Massachusetts Institute of Technology professor David H. Autor, in Science, explaining why providing all children with high-quality education is critical to stemming income inequality.

I get asked a lot about how I got involved in this, in education, and advocating for school choice. And the answer for me is pretty much the same as Lisa (Leslie, the former WNBA star who spoke earlier) and Faith (Manuel, the mother of a tax credit scholarship student, who also spoke earlier): I became a mother… And that’s probably the same answer a lot of other people in this room would have. Like every mother, like every other parent, I remember holding my son Eli in my arms for the very first time and looking at him and realizing that the life I knew was over. (laughter) And going forward, my life would be dedicated to caring for this child, and protecting this child, and trying to ensure that he had every opportunity possible to be all that he could be. And Number one on my list, in thinking about this, and thinking about both my kids now, I have two boys, is and was their education.

And I was thinking how fortunate I had been in my life. I had this career in television. And I lived in New York City. And my kids were going to have so many options available to them. I had so many choices and they would throughout their lives have so many opportunities because of this. And I think with that comes the recognition that that’s not the case for most people. And those choices and those options are not available to mothers who care about their kids just as much as I do, and have the same hopes and dreams for their children that I have for mine. And who want their child to have every opportunity in life just like I did. If we believe that education is a fundamental right, then everyone should have that choice.

It never ceases to amaze me that this very simple idea, that a parent who wants to try to find a school, a better school to try to give their child a better life, should have that choice. The idea that this is somehow controversial is amazing to me.

Campbell Brown, at the American Federation for Children’s annual conference, discussing why expanding school choice and Parent Power for all families should be the norm, not the exception, in American public education.

In the end, while [Andy] Smarick and [Juliet] Squire identify a serious roadblock to education reform, they may not have been completely transparent about what is at stake here – exactly the shift away from direct public control that has the critics of the “education reformers” so excised. SEA’s may not be the most efficient, nimble agents of change in education policy – but perhaps that’s the point: they are not supposed to be… This fact constantly frustrates critics of our school system, of course: they want more change, more quickly – and that is really at the heart of this report’s recommendations.

Given this frustration, the major flaw in Smarick and Squire’s proposal is not identifying the agent of change for their recommendations or the constituency that will lobby for a still-powerful but stripped down SEA. But this flaw in turn is connected to another:  what Smarick and Squire propose is a curious hybrid that has neither diminished powers nor fewer responsibilities for the SEAs.
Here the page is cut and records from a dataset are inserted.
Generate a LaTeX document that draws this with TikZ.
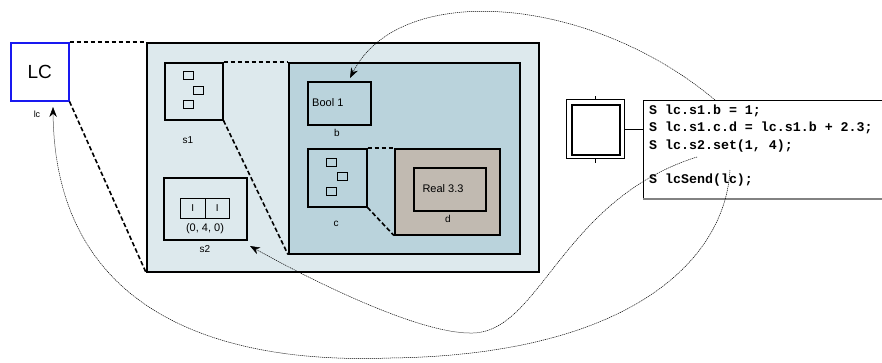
\documentclass[tikz,border=0pt]{standalone}
\usepackage{fontspec}
\setmainfont{Liberation Sans}
\setmonofont{Liberation Mono}
\usetikzlibrary{arrows.meta}
\definecolor{outerfill}{RGB}{221,233,237}
\definecolor{innerfill}{RGB}{186,211,220}
\definecolor{dfill}{RGB}{193,186,177}
\definecolor{lcblue}{RGB}{25,25,240}
\definecolor{shadowgray}{RGB}{130,130,130}
\tikzset{
  box/.style={draw, line width=1.5pt, inner sep=0pt, anchor=north west},
  mini/.style={draw, line width=0.8pt, inner sep=0pt, anchor=north west, minimum width=10pt, minimum height=7.5pt},
  lbl/.style={inner sep=0pt, font=\fontsize{10}{12}\selectfont},
  txt/.style={inner sep=0pt, font=\fontsize{11}{13}\selectfont},
  code/.style={inner sep=0pt, anchor=west, font=\fontsize{13.3}{15}\selectfont\ttfamily\bfseries},
  zoomline/.style={line width=1.6pt, dash pattern=on 4.5pt off 2.5pt},
  curve/.style={line width=0.5pt, dash pattern=on 1.2pt off 0.8pt, -{Stealth[length=10pt,width=7.5pt]}},
}
\begin{document}
\begin{tikzpicture}[x=1pt,y=-1pt]
\useasboundingbox (0,0) rectangle (882,362);
% LC
\node[box, draw=lcblue, minimum width=58pt, minimum height=58pt] (lc) at (10,42) {};
\node[inner sep=0pt, font=\fontsize{19}{21}\selectfont] (lctext) at (lc.center) {LC};
\node[lbl, font=\fontsize{9}{11}\selectfont] (lclbl) at (37,114) {lc};
% outer panel
\node[box, fill=outerfill, minimum width=392pt, minimum height=229pt] (outer) at (146,42) {};
\draw[zoomline] (lc.north east) -- (outer.north west);
\draw[zoomline] (lc.south east) -- (outer.south west);
% s1
\node[box, minimum width=58pt, minimum height=57pt] (s1) at (164,62) {};
\node[mini] (s1a) at (183,71) {};
\node[mini] (s1b) at (193,86) {};
\node[mini] (s1c) at (183,100) {};
\node[lbl] (s1lbl) at (188,140) {s1};
% s2
\node[box, minimum width=83pt, minimum height=62pt] (s2) at (163,177) {};
\node[draw, line width=0.8pt, inner sep=0pt, anchor=north west, minimum width=24.5pt, minimum height=20pt, font=\fontsize{10}{12}\selectfont] (cell1) at (180,198) {I};
\node[draw, line width=0.8pt, inner sep=0pt, anchor=north west, minimum width=24.5pt, minimum height=20pt, font=\fontsize{10}{12}\selectfont] (cell2) at (204.5,198) {I};
\node[txt] (s2val) at (205,229) {(0, 4, 0)};
\node[lbl] (s2lbl) at (205,249) {s2};
% inner panel
\node[box, fill=innerfill, minimum width=231pt, minimum height=191pt] (inner) at (288,62) {};
\draw[zoomline] (s1.north east) -- (inner.north west);
\draw[zoomline] (s1.south east) -- (inner.south west);
% b
\node[box, minimum width=63pt, minimum height=43pt] (b) at (307,81) {};
\node[txt, anchor=west] (btext) at (312,103) {Bool 1};
\node[lbl] (blbl) at (337,133) {b};
% c
\node[box, minimum width=59pt, minimum height=58pt] (c) at (307,148) {};
\node[mini] (ca) at (326,158) {};
\node[mini] (cb) at (337,172) {};
\node[mini] (cc) at (326,187) {};
\node[lbl] (clbl) at (336,224) {c};
% d
\node[box, fill=dfill, minimum width=105pt, minimum height=86pt] (dout) at (394,148) {};
\node[box, minimum width=72pt, minimum height=43pt] (din) at (413,167) {};
\node[txt] (dtext) at (443,189) {Real 3.3};
\node[lbl] (dlbl) at (448,219) {d};
\draw[zoomline] (c.north east) -- (dout.north west);
\draw[zoomline] (c.south east) -- (dout.south west);
% step symbol
\node[draw, line width=1.2pt, inner sep=0pt, anchor=north west, minimum width=58pt, minimum height=59pt] (stepout) at (566,99) {};
\node[draw, line width=1.8pt, inner sep=0pt, anchor=north west, minimum width=48pt, minimum height=50pt] (stepin) at (571,104) {};
\draw[line width=0.8pt] (stepout.north) -- ++(0,-3.5);
\draw[line width=0.8pt] (stepout.south) -- ++(0,3.5);
% code box
\node[inner sep=0pt, anchor=north west, minimum width=250pt, minimum height=99pt] (codebox) at (643,100) {};
\draw[line width=0.9pt] (codebox.north east) -- (codebox.north west) -- (codebox.south west);
\draw[line width=2pt, shadowgray] (codebox.south west) -- (codebox.south east);
\draw[line width=0.8pt] (stepout.east) -- (codebox.west |- stepout.east);
\node[code] (l1) at (649,111) {S lc.s1.b = 1;};
\node[code] (l2) at (649,128) {S lc.s1.c.d = lc.s1.b + 2.3;};
\node[code] (l3) at (649,146) {S lc.s2.set(1, 4);};
\node[code] (l5) at (649,180) {S lcSend(lc);};
% curves
\coordinate (cA) at (715,100);
\coordinate (bA) at (350,78);
\draw[curve] (cA) .. controls (590,-5) and (400,-20) .. (bA);
\coordinate (cB) at (697,157);
\coordinate (cBm) at (470,333);
\coordinate (s2A) at (250,246);
\draw[curve] (cB) .. controls (560,200) and (540,335) .. (cBm) .. controls (420,333) and (320,285) .. (s2A);
\coordinate (cC) at (730,170);
\coordinate (cCm) at (390,358);
\coordinate (lcA) at (53,107);
\draw[curve] (cC) .. controls (725,260) and (630,355) .. (cCm) .. controls (200,365) and (55,300) .. (lcA);
\end{tikzpicture}
\end{document}
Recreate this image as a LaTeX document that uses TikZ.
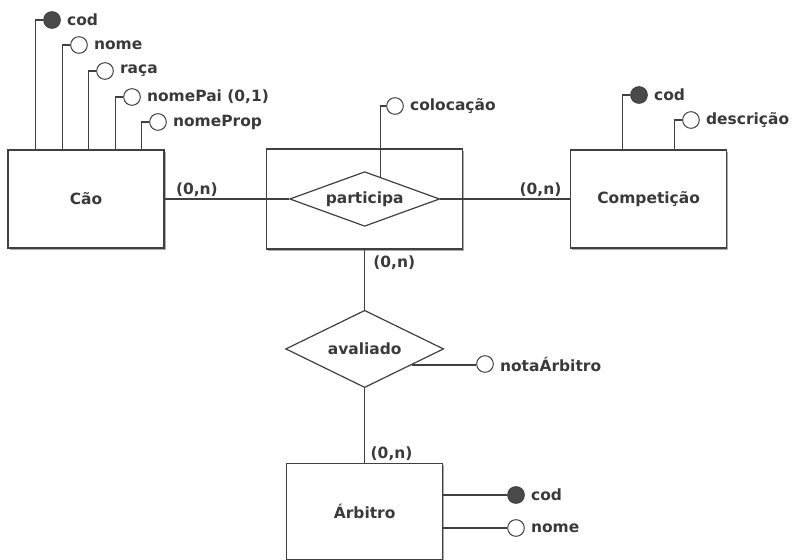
\documentclass[tikz,border=0pt]{standalone}
\usepackage{fontspec}
\setmainfont{DejaVu Sans}
\usetikzlibrary{positioning, shapes.geometric, shadows}
\definecolor{linegray}{HTML}{404040}
\definecolor{textgray}{HTML}{3A3A3A}
\definecolor{keygray}{HTML}{4A4A4A}

\begin{document}
\begin{tikzpicture}[
    x=0.75pt, y=-0.75pt,
    erfont/.style={font=\fontsize{11.6}{13}\selectfont\bfseries, text=textgray},
    entity/.style={rectangle, draw=linegray, fill=white, line width=1pt,
                   minimum width=117pt, minimum height=73.5pt, inner sep=0pt,
                   erfont,
                   drop shadow={shadow xshift=1.3pt, shadow yshift=-1.3pt, opacity=0.65}},
    assoc/.style={entity, minimum width=147pt, minimum height=75pt},
    rel/.style={diamond, draw=linegray, fill=white, line width=0.9pt,
                aspect=2.7, inner sep=0pt, erfont},
    attr/.style={circle, draw=linegray, fill=white, line width=0.75pt,
                 minimum size=12.5pt, inner sep=0pt},
    key/.style={attr, fill=keygray},
    lbl/.style={erfont, inner sep=0pt, xshift=4.5pt},
    conn/.style={draw=linegray, line width=1pt},
    card/.style={erfont, inner sep=1pt}
]
    \useasboundingbox (0,0) rectangle (793,560);

    % Entities
    \node[entity] (cao) at (86,199) {Cão};
    \node[assoc, right=76pt of cao] (partBox) {};
    \node[rel, minimum width=112.5pt, minimum height=41pt] (partDia) at (partBox) {participa};
    \node[entity, right=80pt of partBox] (comp) {Competição};
    \node[rel, minimum width=118.5pt, minimum height=58pt, below=45pt of partBox] (avalDia) {avaliado};
    \node[entity, minimum height=72pt, below=56pt of avalDia] (arb) {Árbitro};

    % Relationship lines
    \draw[conn] (cao) -- node[card, pos=0, above right, xshift=7pt] {(0,n)} (partDia);
    \draw[conn] (partDia) -- node[card, pos=1, above left, xshift=-5pt] {(0,n)} (comp);
    \draw[conn] (partBox) -- node[card, pos=0, below right, xshift=5pt, yshift=-3pt] {(0,n)} (avalDia);
    \draw[conn] (avalDia) -- node[card, pos=1, above right, xshift=3pt] {(0,n)} (arb);

    % Attributes of Cão
    \node[key,  label={[lbl]right:cod}] (caoCod) at (52,20) {};
    \node[attr, label={[lbl]right:nome}] (caoNome) at (79,45) {};
    \node[attr, label={[lbl]right:raça}] (caoRaca) at (105,71) {};
    \node[attr, label={[lbl]right:{nomePai (0,1)}}] (caoPai) at (132,97) {};
    \node[attr, label={[lbl]right:nomeProp}] (caoProp) at (158,122) {};
    \foreach \a in {caoCod, caoNome, caoRaca, caoPai, caoProp}
        \draw[conn] (cao.north -| \a.west) ++(-8,0) |- (\a.west);

    % Attributes of Competição
    \node[key,  label={[lbl]right:cod}] (compCod) at (639,95) {};
    \node[attr, label={[lbl]right:descrição}] (compDesc) at (691,120) {};
    \foreach \a in {compCod, compDesc}
        \draw[conn] (comp.north -| \a.west) ++(-8,0) |- (\a.west);

    % Relationship attributes
    \node[attr, label={[lbl]right:colocação}] (partColoc) at (395,106) {};
    \draw[conn] (partDia.54) |- (partColoc.west);
    \node[attr, label={[lbl]right:notaÁrbitro}] (avalNota) at (485,364) {};
    \draw[conn] (avalDia.-19) -- (avalDia.-19 -| avalNota.west);

    % Attributes of Árbitro
    \node[key,  label={[lbl]right:cod}] (arbCod) at (516,495) {};
    \node[attr, label={[lbl]right:nome}] (arbNome) at (516,528) {};
    \draw[conn] (arb.east |- arbCod) -- (arbCod.west);
    \draw[conn] (arb.east |- arbNome) -- (arbNome.west);
\end{tikzpicture}
\end{document}
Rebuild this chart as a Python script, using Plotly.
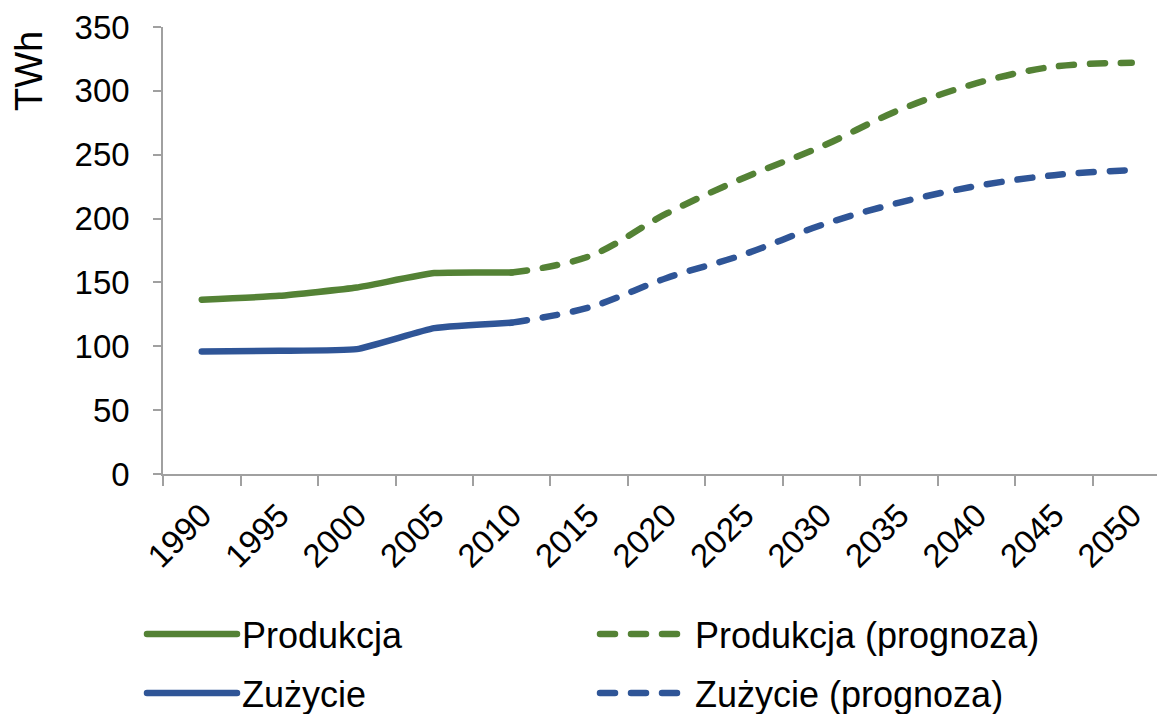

The risk of implementing the reforms the authors call for is that the result would be a still more complex structure of management and implementation that far from promoting efficiency, would result in endless friction between public and private organizations.

Peter Meyer of City University of New York’s Institute for Education Policy on why a Thomas B. Fordham Institute proposal for revamping state education governance isn’t exactly as sensible as it should be.